Boris, indeed, was hoist by this apparent disingenuousness.  It was this weak justification of the prorogation which did for him.  The whole ruling came down to this simple and brilliant judgement: anyone who gags parliament for five weeks had better have a bloody good reason for doing so, and Boris’s reason – the new session, Queen’s speech – wasn’t anywhere near good enough.  No need to second-guess any ulterior motives or consider any actual consequences – the prorogation was unlawful not simply “because it had the effect of frustrating or preventing parliament from carrying out its constitutional functions” (it’s difficult to imagine any prorogation not having that effect, whether intentionally or not) but because it did so “without reasonable justification.”  Five weeks to prepare a Queen’s Speech?!  You only need five days for that!
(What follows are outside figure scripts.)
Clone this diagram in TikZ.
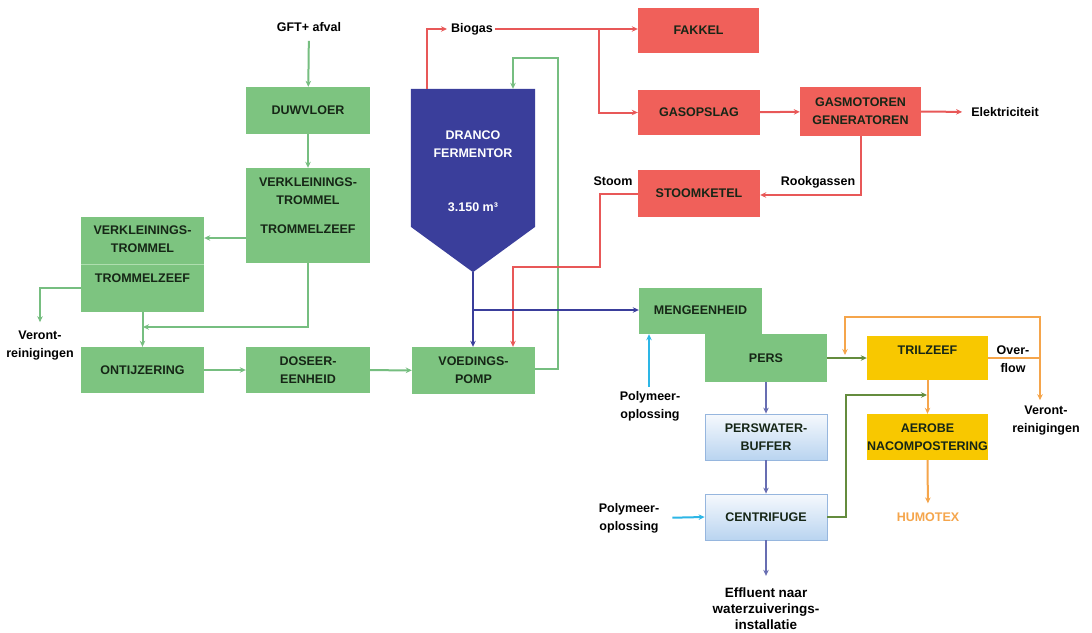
\documentclass[tikz,border=0pt]{standalone}
\usepackage{fontspec}
\setmainfont{Liberation Sans}
\usetikzlibrary{arrows.meta,calc}
\definecolor{gfill}{RGB}{125,196,128}
\definecolor{gline}{RGB}{118,190,128}
\definecolor{gdiv}{RGB}{175,222,175}
\definecolor{rfill}{RGB}{240,96,90}
\definecolor{rline}{RGB}{232,88,88}
\definecolor{dblue}{RGB}{58,62,155}
\definecolor{gold}{RGB}{248,200,0}
\definecolor{oline}{RGB}{245,165,75}
\definecolor{cline}{RGB}{45,182,230}
\definecolor{olive}{RGB}{100,140,62}
\definecolor{pline}{RGB}{104,110,178}
\definecolor{ptop}{RGB}{246,249,253}
\definecolor{pbot}{RGB}{185,212,240}
\definecolor{pbord}{RGB}{150,182,222}
\definecolor{btext}{RGB}{22,38,22}
\begin{document}
\begin{tikzpicture}[x=1pt,y=-1pt,
  every node/.style={font=\fontsize{12.5}{18}\selectfont\bfseries, inner sep=0pt, align=center},
  gbox/.style={fill=gfill, text=btext},
  rbox/.style={fill=rfill, text=btext},
  ybox/.style={fill=gold, text=btext},
  pbox/.style={draw=pbord, line width=0.8pt, top color=ptop, bottom color=pbot, text=btext},
  lbl/.style={text=black},
  con/.style={line width=2pt},
  tip/.style={-{Stealth[length=6pt,width=5.5pt]}},
  garr/.style={con, draw=gline, tip},
  rarr/.style={con, draw=rline, tip},
  barr/.style={con, draw=dblue, tip},
  carr/.style={con, draw=cline, tip},
  oarr/.style={con, draw=olive, tip},
  orarr/.style={con, draw=oline, tip},
  parr/.style={con, draw=pline, tip}
]
\useasboundingbox (0,0) rectangle (1092,632);
\fill[white] (0,0) rectangle (1092,632);

% ---------- green boxes ----------
\node[gbox, minimum width=124pt, minimum height=47pt] (duw) at (308,110.5) {DUWVLOER};
\node[gbox, minimum width=124pt, minimum height=95pt] (vk1) at (308,215.5) {};
\node[text=btext] (vk1a) at (308,191) {VERKLEININGS-\\TROMMEL};
\node[text=btext] (vk1b) at (308,229) {TROMMELZEEF};
\node[gbox, minimum width=123pt, minimum height=95pt] (vk2) at (142.5,264.5) {};
\draw[gdiv, line width=1pt] ($(vk2.west)+(0,-0.5)$) -- ($(vk2.east)+(0,-0.5)$);
\node[text=btext] (vk2a) at (142.5,239) {VERKLEININGS-\\TROMMEL};
\node[text=btext] (vk2b) at (142.5,278) {TROMMELZEEF};
\node[gbox, minimum width=123pt, minimum height=46pt] (ont) at (142.5,370) {ONTIJZERING};
\node[gbox, minimum width=124pt, minimum height=46pt] (dos) at (308,370) {DOSEER-\\EENHEID};
\node[gbox, minimum width=123pt, minimum height=47pt] (voe) at (473.5,370.5) {VOEDINGS-\\POMP};
\node[gbox, minimum width=123pt, minimum height=46pt] (men) at (700.5,311) {};
\node[gbox, minimum width=122pt, minimum height=48pt] (pers) at (766,358) {PERS};
\node[text=btext] (ment) at (700.5,310) {MENGEENHEID};

% ---------- Dranco fermentor ----------
\node[minimum width=124pt, minimum height=183pt] (dra) at (473,180.5) {};
\fill[dblue] (dra.north west) -- (dra.north east) -- ($(dra.north east)+(0,138)$)
  -- (dra.south) -- ($(dra.north west)+(0,138)$) -- cycle;
\node[text=white] (drat) at (473,144.5) {DRANCO\\FERMENTOR};
\node[text=white] (drav) at (473,207) {3.150 m³};

% ---------- red boxes ----------
\node[rbox, minimum width=121pt, minimum height=45pt] (fak) at (698.5,30.5) {FAKKEL};
\node[rbox, minimum width=122pt, minimum height=45pt] (gas) at (699,112.5) {GASOPSLAG};
\node[rbox, minimum width=121pt, minimum height=49pt] (gmo) at (860.5,111.5) {GASMOTOREN\\GENERATOREN};
\node[rbox, minimum width=122pt, minimum height=47pt] (sto) at (699,193.5) {STOOMKETEL};

% ---------- yellow / blue boxes ----------
\node[ybox, minimum width=121pt, minimum height=44pt] (tril) at (927.5,358) {};
\node[text=btext] (trilt) at (927.5,350) {TRILZEEF};
\node[ybox, minimum width=121pt, minimum height=46pt] (aer) at (927.5,437) {AEROBE\\NACOMPOSTERING};
\node[pbox, minimum width=122pt, minimum height=46pt] (pwb) at (766,437) {PERSWATER-\\BUFFER};
\node[pbox, minimum width=122pt, minimum height=46pt] (cen) at (766,517) {CENTRIFUGE};

% ---------- labels ----------
\node[lbl] (gft) at (309,27) {GFT+ afval};
\node[lbl] (ver1) at (40,346) {Veront-\\reinigingen};
\node[lbl] (bio) at (472,29) {Biogas};
\node[lbl] (ele) at (1005,112) {Elektriciteit};
\node[lbl] (rook) at (818,182) {Rookgassen};
\node[lbl] (stoom) at (613,181) {Stoom};
\node[lbl] (pol1) at (650,406) {Polymeer-\\oplossing};
\node[lbl] (pol2) at (629,518) {Polymeer-\\oplossing};
\node[lbl] (over) at (1013,359) {Over-\\flow};
\node[lbl] (ver2) at (1046,421) {Veront-\\reinigingen};
\node[text=oline] (hum) at (928,517) {HUMOTEX};
\node[lbl, font=\fontsize{13.5}{16}\selectfont\bfseries] (eff) at (766,609) {Effluent naar\\waterzuiverings-\\installatie};

% ---------- helper coordinates ----------
\coordinate (m1) at (143,327);
\coordinate (g1) at (558,58);
\coordinate (g2) at (513,58);
\coordinate (b0) at (427,29);
\coordinate (b1) at (599,29);
\coordinate (s1) at (600,267);
\coordinate (s2) at (513,267);
\coordinate (bj) at (474,310);
\coordinate (o1) at (846,395);
\coordinate (o2) at (927,395);
\coordinate (oj) at (1040,358);
\coordinate (ot) at (1040,317);
\coordinate (ol) at (845,317);

% ---------- green connectors ----------
\draw[garr, shorten <=9pt] (gft) -- (duw);
\draw[garr] (duw) -- (vk1);
\draw[garr] ($(vk1.west)+(0,22.5)$) -- ($(vk2.east)+(0,-26.5)$);
\draw[garr, shorten >=9pt] ($(vk2.west)+(0,23.5)$) -| (ver1.north);
\draw[garr] (vk1.south) |- (m1);
\draw[garr] (vk2.south) -- (ont.north);
\draw[garr] (ont) -- (dos);
\draw[garr] (dos) -- (voe);
\draw[garr] ($(voe.east)+(0,-2)$) -| (g1) -- (g2) -- (g2 |- dra.north);

% ---------- red connectors ----------
\draw[rarr, shorten >=4pt] (b0 |- dra.north) |- (bio.west);
\draw[rarr] ($(bio.east)+(2,0)$) -- (fak.west |- bio.east);
\draw[rarr] (b1) |- (gas.west);
\draw[rarr] (gas) -- (gmo);
\draw[rarr, shorten >=9pt] (gmo.east) -- (ele.west);
\draw[rarr] (gmo.south) |- ($(sto.east)+(0,1.5)$);
\draw[rarr] (sto.west) -| (s1) -- (s2) -- (s2 |- voe.north);

% ---------- blue connectors ----------
\draw[barr] (dra.south) -- (dra.south |- voe.north);
\draw[barr] (bj) -- (men.west |- bj);

% ---------- cyan ----------
\draw[carr, shorten <=4pt] (pol1.north -| 649,0) -- (men.south -| 649,0);
\draw[carr, shorten <=13pt] (pol2.east) -- (cen.west);

% ---------- olive ----------
\draw[oarr] (pers.east) -- (tril.west);
\draw[oarr] (cen.east) -| (o1) -- (o2);

% ---------- orange ----------
\draw[con, draw=oline] (tril.east) -- (oj);
\draw[orarr] (oj) -- (ot) -- (ol) -- ($(ol |- tril.west)+(0,-3)$);
\draw[orarr, shorten >=6pt] (oj) -- (oj |- ver2.north);
\draw[orarr] (tril.south) -- (aer.north);
\draw[orarr, shorten >=9pt] (aer.south) -- (hum.north);

% ---------- blue-gray ----------
\draw[parr] (pers) -- (pwb);
\draw[parr] (pwb) -- (cen);
\draw[parr, shorten >=12pt] (cen.south) -- (eff.north);
\end{tikzpicture}
\end{document}
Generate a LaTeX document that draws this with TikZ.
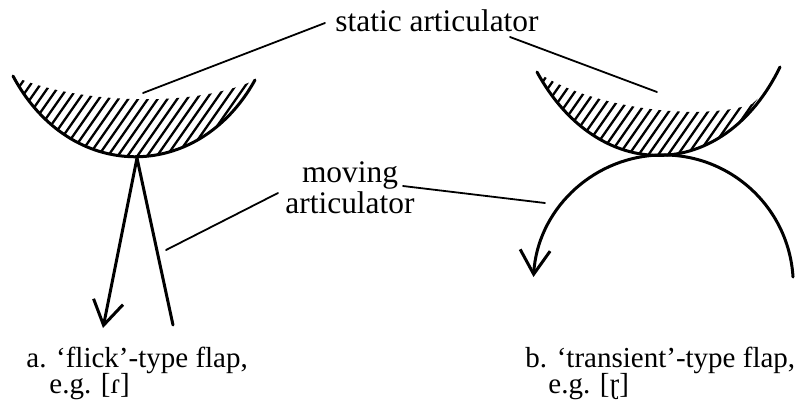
\documentclass[tikz,border=0pt]{standalone}
\usepackage{fontspec}
\setmainfont{Liberation Serif}
\usetikzlibrary{arrows.meta}

\begin{document}
\begin{tikzpicture}[x=0.5pt, y=-0.5pt, line cap=round]
    % Define line widths and hatch spacing
    \def\arcWidth{1.5pt}
    \def\hatchWidth{1.15pt}
    \def\hatchStep{9.8}

    \definecolor{inkColour}{HTML}{000000}

    \tikzset{
        articulator/.style={draw=inkColour, line width=\arcWidth},
        hatchline/.style={draw=inkColour, line width=\hatchWidth},
        pointer/.style={draw=inkColour, line width=0.9pt},
        flapArrow/.style={-{Straight Barb[length=12pt, width=15pt, line width=\arcWidth]}},
        caption/.style={inner sep=0pt, font=\fontsize{14.5}{16}\selectfont}
    }

    \useasboundingbox (0,0) rectangle (812,414);

    % Define the tips of the static articulators
    \coordinate (leftTipA) at (13,76);
    \coordinate (leftTipB) at (255,80);
    \coordinate (rightTipA) at (537,72);
    \coordinate (rightTipB) at (780,67);

    % Define the points of contact
    \coordinate (leftContact) at (137,158);
    \coordinate (rightContact) at (660,155);

    % Hatch the left static articulator
    \begin{scope}
        \clip (leftTipA) .. controls (70,183) and (198,183) .. (leftTipB) -- cycle;
        \clip (0,70) -- (leftTipA) .. controls (70,102) and (190,110) .. (leftTipB)
            -- (270,70) -- (270,200) -- (0,200) -- cycle;
        \foreach \i in {0,...,40}
            \draw[hatchline] (\i*\hatchStep-60,200) -- ++(100,-143);
    \end{scope}

    % Hatch the right static articulator
    \begin{scope}
        \clip (rightTipA) .. controls (598,184) and (723,184) .. (rightTipB) -- cycle;
        \clip (530,60) -- (rightTipA) .. controls (590,108) and (700,122) .. (752,104)
            -- (800,60) -- (800,200) -- (530,200) -- cycle;
        \foreach \i in {0,...,40}
            \draw[hatchline] (\i*\hatchStep+460,200) -- ++(100,-143);
    \end{scope}

    % Draw the static articulators
    \draw[articulator] (leftTipA) .. controls (70,183) and (198,183) .. (leftTipB);
    \draw[articulator] (rightTipA) .. controls (598,184) and (723,184) .. (rightTipB);

    % Draw the 'flick' moving articulator
    \coordinate (flickEnd) at (103,328);
    \coordinate (flickStart) at (173,325);
    \draw[articulator] (leftContact) -- (flickStart);
    \draw[articulator, flapArrow] (leftContact) -- (flickEnd);

    % Draw the 'transient' moving articulator
    \coordinate (transStart) at (793,277);
    \draw[articulator, flapArrow] (transStart) arc[start angle=-3.5, end angle=-176.5, radius=130];

    % Label the articulators
    \node[caption, font=\fontsize{15.7}{17}\selectfont] (static) at (437,21) {static articulator};
    \node[caption, align=center, font=\fontsize{15.7}{14}\selectfont] (moving) at (350,188) {moving\\articulator};

    \coordinate (staticPtA) at (325,23);
    \coordinate (staticPtB) at (510,37);
    \coordinate (staticOnA) at (143,93);
    \coordinate (staticOnB) at (657,92);
    \draw[pointer] (staticPtA) -- (staticOnA);
    \draw[pointer] (staticPtB) -- (staticOnB);

    \coordinate (movingPtA) at (278,193);
    \coordinate (movingPtB) at (403,186);
    \coordinate (movingOnA) at (166,250);
    \coordinate (movingOnB) at (545,203);
    \draw[pointer] (movingPtA) -- (movingOnA);
    \draw[pointer] (movingPtB) -- (movingOnB);

    % Captions
    \node[caption, anchor=base west] (flick) at (26,367) {a. ‘flick’-type flap,};
    \node[caption, anchor=base west] (flickEg) at (49,393) {e.g. [ɾ]};
    \node[caption, anchor=base west] (trans) at (525,367) {b. ‘transient’-type flap,};
    \node[caption, anchor=base west] (transEg) at (548,393) {e.g. [ɽ]};

\end{tikzpicture}
\end{document}
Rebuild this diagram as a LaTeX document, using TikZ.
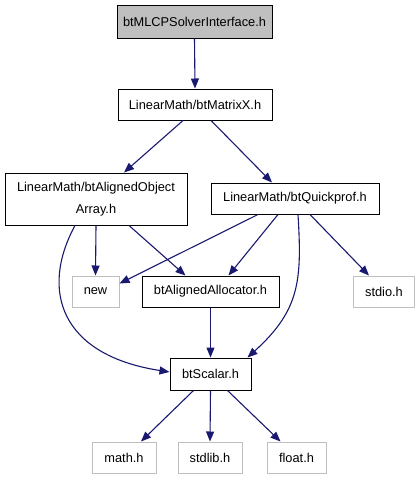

Where does this leave Boris?  Even Nigel Farage has called for his resignation, declaring that “The calling of a Queen’s Speech and prorogation is the worst political decision ever”.  But it seems that Boris is going to tough it out, no doubt still hoping for Brexit on 31 October followed by a general election.  In his defence, it’s worth remembering that, even though he might have acted like a tin-pot dictator, his motives for doing so aren’t those typical of the tin-pot dictator – personal wealth, personal power, etc. – but to accomplish the will of the people as expressed via that referendum three years ago.  And if he doesn’t seem aware of the enormity of his defeat or of the serious implications of his illegal tactic, is that because he saw that tactic as just a weapon in his “massive disruption” arsenal which he launched against his enemies for the shock and awe effect as much as in the hope that it might actually work?  If that’s the case, one wonders what other weapons are lurking in that arsenal.  Perhaps Dominic Cummings is reaching into it at this very moment, selecting something new and primed and handing it (fuse already hissing and sparking) to Boris.

At least we know now that it will take a lot more than loud bangs and clouds of thick smoke to knock the constitutional machine off course.